Form one students and their parents during the admission process at Nakuru Girls High School. (Harun Wathari, Standard).

With about one million students joining Form One, the country has made significant progress in access to secondary education and achieving the 100 per cent transition rate. 

What is worrying, however, is that about 80 per cent of those students will be concentrated in resource-poor secondary schools that, for decades, have been struggling to improve academic achievement.

The prevailing situation is further compounded by inadequate funding, poor teacher allocation, overcrowding, geographical isolation and limited parental motivation. 

Sharp contrasts

Whereas monitoring schools’ academic achievement is complex, performance in test scores is universally accepted as a good indicator of assessing general quality of schools. Most public sub-county and county secondary schools in addition to their low-cost private counterparts have big problems in reducing student’s academic gaps compared with the national, extra-county and high cost private categories. 

For instance, in last year’s Kenya Certificate of Secondary Education (KCSE), both national and extra-county secondary schools produced about 55 per cent of all the candidates that scored mean grades of C+ and above out of an enrollment of 153,853 students.

This was in sharp contrast to enrollment of 543,379 students in sub-county, county and private schools that produced 45 per cent of students that scored mean grades of C+ and above. What this means is that national and extra-county schools cumulatively produced more students with mean higher grades in the KCSE than 80 per cent of the total enrollment of 697,222 students. 

Further analysis showed that about 70 per cent of students in national schools scored mean grades of C+ and above, while about 40 per cent of those in extra-county scored similar grades. Only 8.5 per cent and 14 per cent of those enrolled in sub-county and county schools respectively scored mean grades of C+ and above, which is the minimum entry to the university. 

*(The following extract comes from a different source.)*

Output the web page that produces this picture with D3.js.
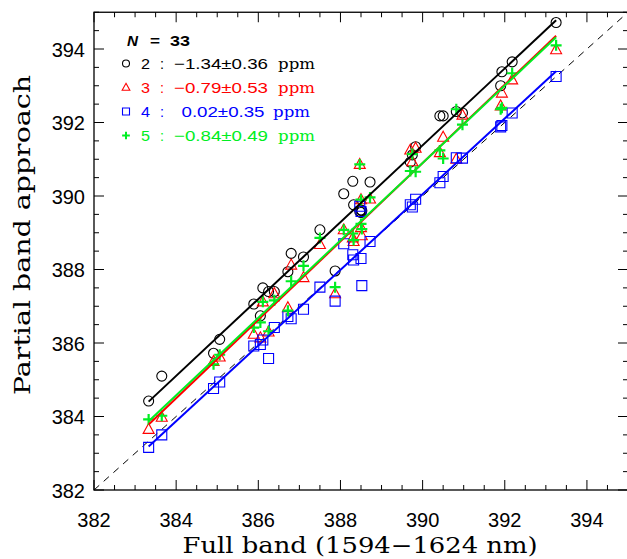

Even without considering the number of candidates from each category that might qualify for university education, existing disparities among schools are too enormous.

Isaac Mbiti, an assistant professor of public policy and economics at the University of Virginia, says the issue is not about the number of students joining university, or the national budget on education, but the focus on effective policies that address learning.

“Although there is optimism that increasing expenditure on education could improve learning, quite often there had been no accountability on how such funds are used to benefit learners, especially in the rural areas,” Mbiti says in a study on accountability in education in Kenya. 

A large variety of input-based policies on their own are largely ineffective in increasing learning outcomes in the absence of complementary initiatives. 

In effect, the limited number of students achieving academic credits in KCSE means that secondary education in Kenya is not working as it should. Taking into account that only 18 per cent of students that sat the KCSE last year achieved modest mean grades of C+ and above, there is urgent need for Kenyans to start thinking as to whether such as a small number each year is enough to drive Kenya’s economy by 2030 and beyond. 

The crux of the matter is that existing learning deficits in secondary schools are making transition to higher education more difficult. Granted that the promised 100 per cent transition rate is a step in the right direction, there is concern that most students will not be exposed to high quality education outcomes. 

The current impasse whereby 75 to 80 per cent of secondary school learners are enrolled in struggling  public and low-cost schooling could be traced to colonial and immediate post-independence periods, when higher education was seen primarily as a source of cadres to replace departing colonial officials and required professionals.

Political will

While there seems to be political will to achieve massification of secondary education in the country, such progress should be accompanied by improvements in terms of adequate learning  facilities. Almost 80 per cent of those non-performing public secondary schools are in rural areas, informal settlements and urban slums, while some of them are secondary school wings in primary schools. 

It appears as if the country has two parallel secondary education systems, one comprising the national, extra-county and high-cost private schools, while the other stream is made up of sub-country, county and low-cost secondary schools. 

To address the situation, there is need to realise that most academic battles everywhere are usually won or lost at primary school level. The issue is that most of the inherent low academic performance among students in secondary schools is usually caused by learning deficit take-over from primary education. According to studies conducted by Unesco-backed Southern and Eastern Africa Consortium for Monitoring Educational Quality, decline in academic performance in primary schools in Kenya is basically as a result of shortage of teachers and facilities in most rural public schools that enroll the majority of pupils from poor households. 

According to Eric Hanushek, a professor of education policy and leadership at Stanford University, quite often, academic gaps fail to close once they have been established. “Always looking at years of schooling and teachers to improve student performance is insufficient and noisy,” Hanushek says. 

Bearing in mind that the 100 per cent transition is intended to increase number of years of schooling per student, there is need to understand that there is no guarantee such an endeavour will improve learning among students in poor-performing schools. Indeed, what matters most are increased drivers of learning within the entire education system.